[文書名] ニエレレ・タンザニア連合共和国大統領歓迎午餐会における鈴木内閣総理大臣の挨拶
ジュリアス・カンバラゲ・ニエレレ大統領閣下、令夫人並びに御列席の皆様
本日、ここにタンザニア連合共和国のニエレレ大統領閣下御夫妻をお迎えして、歓迎の宴を催すことができますことは、私ども夫妻の心からの慶びとするところであります。
私はここに日本国政府及び日本国民を代表して、心よりの歓迎の意を表明する次第であります。
大統領閣下
閣下は、独立以来一貫して、その指導力をもって、着実かつ安定した貴国の国づくりを進めてこられました。閣下は、「アフリカ人のアフリカ」という基本的認識に基づき、アフリカ古来の伝統の中の相互扶助の精神に根ざす考え方を自ら政治理念の中心とされていると聞き及んでおります。また、閣下は、「最も重要な存在は、貧困、疾病と無知から解放された人間である。」とのお考えから、わけても教育に力を注いでおられると承知致しております。

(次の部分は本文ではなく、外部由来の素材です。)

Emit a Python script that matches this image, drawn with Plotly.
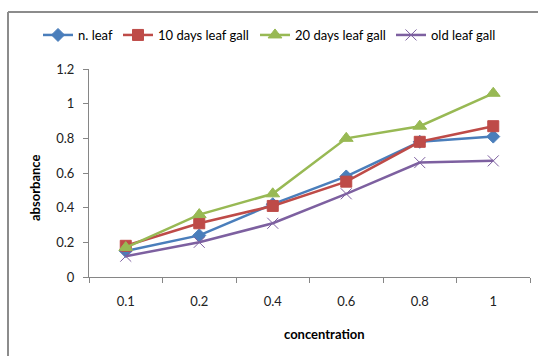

貴国民の閣下に対する「ムワリム」−「先生」−との呼び掛けは、閣下に対する国民の親しみと尊敬と愛を示すもので、私も政治にあたるものとして、常々、かくありたいと思っている次第であります。
大統領閣下
閣下はまた、非同盟諸国会議、アフリカ統一機構等の場でも、アフリカ、ひいては世界の平和と安定のために指導的役割を果してこられました。

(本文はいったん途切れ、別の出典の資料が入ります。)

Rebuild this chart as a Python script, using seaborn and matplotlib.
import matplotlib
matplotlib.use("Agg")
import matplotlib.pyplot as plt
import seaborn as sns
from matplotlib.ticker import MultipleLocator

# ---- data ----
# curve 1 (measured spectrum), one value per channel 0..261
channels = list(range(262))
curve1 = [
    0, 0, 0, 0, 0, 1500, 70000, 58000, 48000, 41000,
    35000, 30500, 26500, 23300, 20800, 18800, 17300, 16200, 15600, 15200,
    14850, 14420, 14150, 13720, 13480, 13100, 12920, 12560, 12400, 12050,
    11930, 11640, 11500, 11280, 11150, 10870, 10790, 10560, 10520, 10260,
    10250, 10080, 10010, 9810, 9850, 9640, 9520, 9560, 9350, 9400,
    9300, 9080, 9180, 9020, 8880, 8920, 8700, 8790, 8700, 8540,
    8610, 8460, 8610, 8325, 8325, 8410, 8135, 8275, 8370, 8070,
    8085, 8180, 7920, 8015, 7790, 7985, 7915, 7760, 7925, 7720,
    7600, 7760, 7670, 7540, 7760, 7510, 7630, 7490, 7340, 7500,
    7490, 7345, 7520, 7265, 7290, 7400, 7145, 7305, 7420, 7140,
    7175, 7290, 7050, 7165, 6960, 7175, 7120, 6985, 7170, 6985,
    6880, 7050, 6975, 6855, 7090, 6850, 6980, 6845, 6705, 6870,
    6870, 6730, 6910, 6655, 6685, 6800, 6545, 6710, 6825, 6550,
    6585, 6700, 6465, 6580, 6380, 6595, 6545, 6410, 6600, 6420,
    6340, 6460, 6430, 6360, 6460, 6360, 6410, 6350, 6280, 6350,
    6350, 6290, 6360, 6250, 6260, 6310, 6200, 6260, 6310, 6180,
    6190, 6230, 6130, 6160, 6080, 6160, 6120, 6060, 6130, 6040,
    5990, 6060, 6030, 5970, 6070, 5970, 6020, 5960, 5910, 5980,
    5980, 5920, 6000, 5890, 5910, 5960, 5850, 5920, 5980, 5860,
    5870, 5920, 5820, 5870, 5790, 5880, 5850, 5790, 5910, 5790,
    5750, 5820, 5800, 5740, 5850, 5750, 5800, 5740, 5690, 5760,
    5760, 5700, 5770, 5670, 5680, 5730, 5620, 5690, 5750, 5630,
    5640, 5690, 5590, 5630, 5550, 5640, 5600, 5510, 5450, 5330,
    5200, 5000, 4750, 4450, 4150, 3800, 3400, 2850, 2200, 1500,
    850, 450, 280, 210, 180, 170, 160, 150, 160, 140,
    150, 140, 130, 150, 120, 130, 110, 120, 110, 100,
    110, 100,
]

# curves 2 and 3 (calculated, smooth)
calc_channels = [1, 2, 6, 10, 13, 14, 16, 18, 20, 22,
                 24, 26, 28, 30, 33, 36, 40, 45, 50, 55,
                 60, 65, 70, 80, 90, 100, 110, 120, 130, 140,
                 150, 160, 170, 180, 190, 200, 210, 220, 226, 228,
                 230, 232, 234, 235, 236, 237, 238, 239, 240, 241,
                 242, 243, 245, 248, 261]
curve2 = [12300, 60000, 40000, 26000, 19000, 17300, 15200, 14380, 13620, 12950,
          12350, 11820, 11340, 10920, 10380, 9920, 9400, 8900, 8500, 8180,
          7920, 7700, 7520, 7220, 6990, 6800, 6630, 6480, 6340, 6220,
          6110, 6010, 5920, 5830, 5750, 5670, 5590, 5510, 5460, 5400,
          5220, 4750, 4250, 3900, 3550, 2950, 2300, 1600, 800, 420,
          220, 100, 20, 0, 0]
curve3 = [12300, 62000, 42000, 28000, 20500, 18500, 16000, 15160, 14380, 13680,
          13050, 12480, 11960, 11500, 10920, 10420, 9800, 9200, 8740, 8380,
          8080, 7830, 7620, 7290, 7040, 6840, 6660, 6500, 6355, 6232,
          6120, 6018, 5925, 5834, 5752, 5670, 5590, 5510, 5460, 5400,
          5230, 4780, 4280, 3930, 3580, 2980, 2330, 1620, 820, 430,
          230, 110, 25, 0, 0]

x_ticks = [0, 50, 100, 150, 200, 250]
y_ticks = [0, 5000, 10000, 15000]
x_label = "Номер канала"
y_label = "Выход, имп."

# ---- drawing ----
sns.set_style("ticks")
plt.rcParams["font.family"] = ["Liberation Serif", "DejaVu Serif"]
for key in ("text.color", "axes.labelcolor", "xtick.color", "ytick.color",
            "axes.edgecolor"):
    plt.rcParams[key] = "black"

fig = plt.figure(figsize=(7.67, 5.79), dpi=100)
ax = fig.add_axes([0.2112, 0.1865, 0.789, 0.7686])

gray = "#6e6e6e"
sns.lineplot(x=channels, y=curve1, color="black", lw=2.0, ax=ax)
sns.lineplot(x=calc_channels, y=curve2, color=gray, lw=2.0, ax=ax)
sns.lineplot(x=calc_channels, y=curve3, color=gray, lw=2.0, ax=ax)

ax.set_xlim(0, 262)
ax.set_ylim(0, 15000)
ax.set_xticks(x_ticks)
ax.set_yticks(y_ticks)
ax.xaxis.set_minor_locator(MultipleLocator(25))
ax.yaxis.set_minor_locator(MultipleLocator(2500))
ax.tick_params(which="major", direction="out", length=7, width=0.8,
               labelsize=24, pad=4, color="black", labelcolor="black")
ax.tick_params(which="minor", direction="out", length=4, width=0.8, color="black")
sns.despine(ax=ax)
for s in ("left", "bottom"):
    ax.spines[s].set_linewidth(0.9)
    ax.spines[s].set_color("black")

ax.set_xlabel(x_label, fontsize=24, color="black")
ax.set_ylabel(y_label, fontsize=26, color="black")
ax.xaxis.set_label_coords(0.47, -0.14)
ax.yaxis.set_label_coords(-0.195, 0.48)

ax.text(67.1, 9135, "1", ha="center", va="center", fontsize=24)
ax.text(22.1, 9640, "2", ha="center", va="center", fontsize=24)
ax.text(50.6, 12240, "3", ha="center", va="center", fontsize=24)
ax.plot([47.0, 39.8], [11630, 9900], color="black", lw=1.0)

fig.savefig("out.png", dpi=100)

ナミビア、南アフリカ等の南部アフリカ問題の解決は、国際社会が抱える大きな懸案の一つでありますが、特にこの問題の解決のため閣下が中心となって「フロントランイ諸国会議」を創設し、その議長として活躍されておりますことは、我が国でも良く知られております。昨年のジンバブエの独立は、こうした閣下の長年にわたる熱意と努力の輝かしい結晶の一つであり、我々はかかる閣下の業績に対し深い敬意を払うものであります。
閣下に捧げられた「アフリカの良心」との賛辞こそ、正に、閣下にふさわしいものといえましょう。
大統領閣下
貴国と我が国との関係が幅広い分野で、近年益々緊密化しつつあることは、誠に喜ばしいことであります。
十一年前、大阪で開催された万国博に、タンザニアの参加を得ましたことは、我が国民が貴国に初めて身近に親しむ貴重な機会を得たという意味で、誠に意義深いことでありました。
貴国より遥々運ばれたタンザニアの素晴らしい木材で作られたこのタンザニア館は、日本において、いまも我々の憩いの場となっていることをお伝えしたいと思います。
大統領閣下
我々は、このたびの大統領閣下御夫妻の訪日が両国関係の新たな跳躍台となることを確信するとともに、日本とタンザニアの関係、ひいては日本とアフリカの関係が益々発展していくことを念願致しております。
また、我々は、閣下の指導の下、貴国民が一丸となって取り組んでおられる貴国の国づくりに対し、出来る限りの協力を惜しむものではありません。
大統領閣下
閣下御夫妻は、明日より関西へ向かわれる御予定となっておりますが、中でも、千数百年の歴史を持つ京都、奈良は、我々の文化を育んでまいった地であり、これらの古い都を御覧頂いて、我が国の歴史、文化をより深く理解して頂くよう願っております。
御挨拶を終えるに当たり、大統領閣下御夫妻御一行の滞在が快適なものであることを願いつつ、併せて大統領閣下御夫妻の御健康と日本・タンザニア関係の一層の発展を祈念して、ここに杯をあげたいと存じます。